* _Supplied information_:
┌──
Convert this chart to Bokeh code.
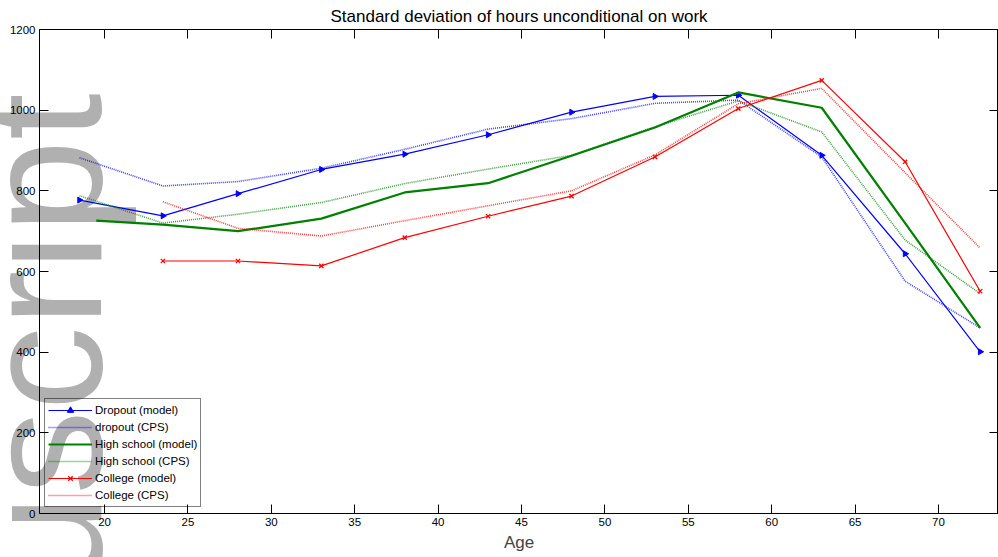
import math
from bokeh.plotting import figure
from bokeh.models import LinearAxis, Range1d, FixedTicker, Legend, CustomLabelingPolicy
from bokeh.core.properties import value
from bokeh.embed import file_html
from bokeh.resources import INLINE

# ---- data ----
ages = [18.5, 23.5, 28, 33, 38, 43, 48, 53, 58, 63, 68, 72.5]
ages_hs_model = [19.5, 23.5, 28, 33, 38, 43, 48, 53, 58, 63, 68, 72.5]
ages_college = [23.5, 28, 33, 38, 43, 48, 53, 58, 63, 68, 72.5]

dropout_model = [777, 738, 793, 853, 891, 939, 995, 1034, 1037, 888, 644, 401]
dropout_cps = [882, 812, 823, 856, 903, 953, 979, 1017, 1025, 884, 576, 460]
hs_model = [726, 716, 700, 731, 796, 819, 887, 957, 1044, 1006, 720, 460]
hs_cps = [788, 720, 742, 771, 818, 854, 888, 959, 1023, 946, 678, 545]
college_model = [626, 626, 614, 684, 737, 787, 884, 1004, 1074, 872, 551]
college_cps = [773, 707, 688, 726, 763, 800, 889, 1016, 1054, 845, 658]

x_ticks = [20, 25, 30, 35, 40, 45, 50, 55, 60, 65, 70]
y_ticks = [0, 200, 400, 600, 800, 1000, 1200]

# watermark text and its anchor (in axis units)
watermark = ["Manuscript"]
wm_x = [16.3]
wm_y = [1042]

FONT = "Liberation Sans"
TOP = "annotation"   # drawn after the watermark

p = figure(width=998, height=557, output_backend="svg", toolbar_location=None,
           x_range=Range1d(16.1, 73.6), y_range=Range1d(0, 1200),
           x_axis_location=None, y_axis_location=None,
           min_border_left=39, min_border_right=0, min_border_top=28, min_border_bottom=44)
p.title.text = "Standard deviation of hours unconditional on work"
p.title.align = "center"
p.title.text_font = FONT
p.title.text_font_size = "17px"
p.title.text_font_style = "normal"
p.title.text_color = "black"
p.title.standoff = 8
p.grid.visible = False
p.outline_line_color = "black"
p.outline_line_width = 1

hide_labels = CustomLabelingPolicy(code="""
try {
  const ids = [...indices.ones()]
  for (const i of ids) indices.unset(i)
} catch (e) {}
return indices
""")

def make_axis(ticks, show_labels, label=None):
    ax = LinearAxis(ticker=FixedTicker(ticks=ticks), level=TOP)
    ax.major_tick_in = 9
    ax.major_tick_out = 0
    ax.minor_tick_in = 0
    ax.minor_tick_out = 0
    ax.axis_line_color = "black"
    ax.major_tick_line_color = "black"
    ax.major_label_text_font = FONT
    ax.major_label_text_color = "black"
    if show_labels:
        ax.major_label_text_font_size = "11.5px"
        ax.major_label_standoff = 4
    else:
        ax.major_label_policy = hide_labels
        ax.major_label_text_font_size = "0px"
        ax.major_label_standoff = 0
    if label:
        ax.axis_label = label
        ax.axis_label_text_font = FONT
        ax.axis_label_text_font_size = "17px"
        ax.axis_label_text_font_style = "normal"
        ax.axis_label_standoff = 4
    return ax

p.add_layout(make_axis(x_ticks, True, "Age"), "below")
p.add_layout(make_axis(y_ticks, True), "left")
p.add_layout(make_axis(x_ticks, False), "above")
p.add_layout(make_axis(y_ticks, False), "right")

# watermark (beneath lines, axes and legend)
p.text(x=wm_x, y=wm_y, text=watermark, angle=math.pi / 2, text_align="right",
       text_baseline="alphabetic", text_font=value(FONT), text_font_size=value("168px"),
       text_color="#b0b0b0", level="guide")

blue = "#0000ff"
green = "#008000"
red = "#ff0000"

r1 = p.line(ages, dropout_model, line_color=blue, line_width=1.2, level=TOP)
r1m = p.scatter(ages, dropout_model, marker="triangle", angle=-math.pi / 2, size=6,
                fill_color=blue, line_color=blue, level=TOP)
r2 = p.line(ages, dropout_cps, line_color=blue, line_width=1.6, line_dash="1 1",
            line_alpha=0.75, level=TOP)
r3 = p.line(ages_hs_model, hs_model, line_color=green, line_width=2.2, level=TOP)
r4 = p.line(ages, hs_cps, line_color=green, line_width=1.6, line_dash="1 1",
            line_alpha=0.75, level=TOP)
r5 = p.line(ages_college, college_model, line_color=red, line_width=1.2, level=TOP)
r5m = p.scatter(ages_college, college_model, marker="x", size=6, line_color=red,
                line_width=1.3, level=TOP)
r6 = p.line(ages_college, college_cps, line_color=red, line_width=1.6, line_dash="1 1",
            line_alpha=0.75, level=TOP)

legend = Legend(items=[("Dropout (model)", [r1, r1m]), ("dropout (CPS)", [r2]),
                       ("High school (model)", [r3]), ("High school (CPS)", [r4]),
                       ("College (model)", [r5, r5m]), ("College (CPS)", [r6])],
                location=(5, 6))
legend.background_fill_alpha = 0
legend.border_line_color = "black"
legend.border_line_width = 1
legend.label_text_font = FONT
legend.label_text_font_size = "11.5px"
legend.label_text_color = "black"
legend.glyph_width = 44
legend.glyph_height = 16
legend.label_height = 16
legend.spacing = 1
legend.padding = 3
legend.margin = 0
legend.label_standoff = 3
p.add_layout(legend, "center")

open("out.html", "w").write(file_html(p, INLINE))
└──
* _Task to complete_:
Reproduce the full material exactly, excluding the pictures.

* _Answer to this task_:
Convert this chart to Bokeh code.
import math
from bokeh.plotting import figure
from bokeh.models import LinearAxis, Range1d, FixedTicker, Legend, CustomLabelingPolicy
from bokeh.core.properties import value
from bokeh.embed import file_html
from bokeh.resources import INLINE

# ---- data ----
ages = [18.5, 23.5, 28, 33, 38, 43, 48, 53, 58, 63, 68, 72.5]
ages_hs_model = [19.5, 23.5, 28, 33, 38, 43, 48, 53, 58, 63, 68, 72.5]
ages_college = [23.5, 28, 33, 38, 43, 48, 53, 58, 63, 68, 72.5]

dropout_model = [777, 738, 793, 853, 891, 939, 995, 1034, 1037, 888, 644, 401]
dropout_cps = [882, 812, 823, 856, 903, 953, 979, 1017, 1025, 884, 576, 460]
hs_model = [726, 716, 700, 731, 796, 819, 887, 957, 1044, 1006, 720, 460]
hs_cps = [788, 720, 742, 771, 818, 854, 888, 959, 1023, 946, 678, 545]
college_model = [626, 626, 614, 684, 737, 787, 884, 1004, 1074, 872, 551]
college_cps = [773, 707, 688, 726, 763, 800, 889, 1016, 1054, 845, 658]

x_ticks = [20, 25, 30, 35, 40, 45, 50, 55, 60, 65, 70]
y_ticks = [0, 200, 400, 600, 800, 1000, 1200]

# watermark text and its anchor (in axis units)
watermark = ["Manuscript"]
wm_x = [16.3]
wm_y = [1042]

FONT = "Liberation Sans"
TOP = "annotation"   # drawn after the watermark

p = figure(width=998, height=557, output_backend="svg", toolbar_location=None,
           x_range=Range1d(16.1, 73.6), y_range=Range1d(0, 1200),
           x_axis_location=None, y_axis_location=None,
           min_border_left=39, min_border_right=0, min_border_top=28, min_border_bottom=44)
p.title.text = "Standard deviation of hours unconditional on work"
p.title.align = "center"
p.title.text_font = FONT
p.title.text_font_size = "17px"
p.title.text_font_style = "normal"
p.title.text_color = "black"
p.title.standoff = 8
p.grid.visible = False
p.outline_line_color = "black"
p.outline_line_width = 1

hide_labels = CustomLabelingPolicy(code="""
try {
  const ids = [...indices.ones()]
  for (const i of ids) indices.unset(i)
} catch (e) {}
return indices
""")

def make_axis(ticks, show_labels, label=None):
    ax = LinearAxis(ticker=FixedTicker(ticks=ticks), level=TOP)
    ax.major_tick_in = 9
    ax.major_tick_out = 0
    ax.minor_tick_in = 0
    ax.minor_tick_out = 0
    ax.axis_line_color = "black"
    ax.major_tick_line_color = "black"
    ax.major_label_text_font = FONT
    ax.major_label_text_color = "black"
    if show_labels:
        ax.major_label_text_font_size = "11.5px"
        ax.major_label_standoff = 4
    else:
        ax.major_label_policy = hide_labels
        ax.major_label_text_font_size = "0px"
        ax.major_label_standoff = 0
    if label:
        ax.axis_label = label
        ax.axis_label_text_font = FONT
        ax.axis_label_text_font_size = "17px"
        ax.axis_label_text_font_style = "normal"
        ax.axis_label_standoff = 4
    return ax

p.add_layout(make_axis(x_ticks, True, "Age"), "below")
p.add_layout(make_axis(y_ticks, True), "left")
p.add_layout(make_axis(x_ticks, False), "above")
p.add_layout(make_axis(y_ticks, False), "right")

# watermark (beneath lines, axes and legend)
p.text(x=wm_x, y=wm_y, text=watermark, angle=math.pi / 2, text_align="right",
       text_baseline="alphabetic", text_font=value(FONT), text_font_size=value("168px"),
       text_color="#b0b0b0", level="guide")

blue = "#0000ff"
green = "#008000"
red = "#ff0000"

r1 = p.line(ages, dropout_model, line_color=blue, line_width=1.2, level=TOP)
r1m = p.scatter(ages, dropout_model, marker="triangle", angle=-math.pi / 2, size=6,
                fill_color=blue, line_color=blue, level=TOP)
r2 = p.line(ages, dropout_cps, line_color=blue, line_width=1.6, line_dash="1 1",
            line_alpha=0.75, level=TOP)
r3 = p.line(ages_hs_model, hs_model, line_color=green, line_width=2.2, level=TOP)
r4 = p.line(ages, hs_cps, line_color=green, line_width=1.6, line_dash="1 1",
            line_alpha=0.75, level=TOP)
r5 = p.line(ages_college, college_model, line_color=red, line_width=1.2, level=TOP)
r5m = p.scatter(ages_college, college_model, marker="x", size=6, line_color=red,
                line_width=1.3, level=TOP)
r6 = p.line(ages_college, college_cps, line_color=red, line_width=1.6, line_dash="1 1",
            line_alpha=0.75, level=TOP)

legend = Legend(items=[("Dropout (model)", [r1, r1m]), ("dropout (CPS)", [r2]),
                       ("High school (model)", [r3]), ("High school (CPS)", [r4]),
                       ("College (model)", [r5, r5m]), ("College (CPS)", [r6])],
                location=(5, 6))
legend.background_fill_alpha = 0
legend.border_line_color = "black"
legend.border_line_width = 1
legend.label_text_font = FONT
legend.label_text_font_size = "11.5px"
legend.label_text_color = "black"
legend.glyph_width = 44
legend.glyph_height = 16
legend.label_height = 16
legend.spacing = 1
legend.padding = 3
legend.margin = 0
legend.label_standoff = 3
p.add_layout(legend, "center")

open("out.html", "w").write(file_html(p, INLINE))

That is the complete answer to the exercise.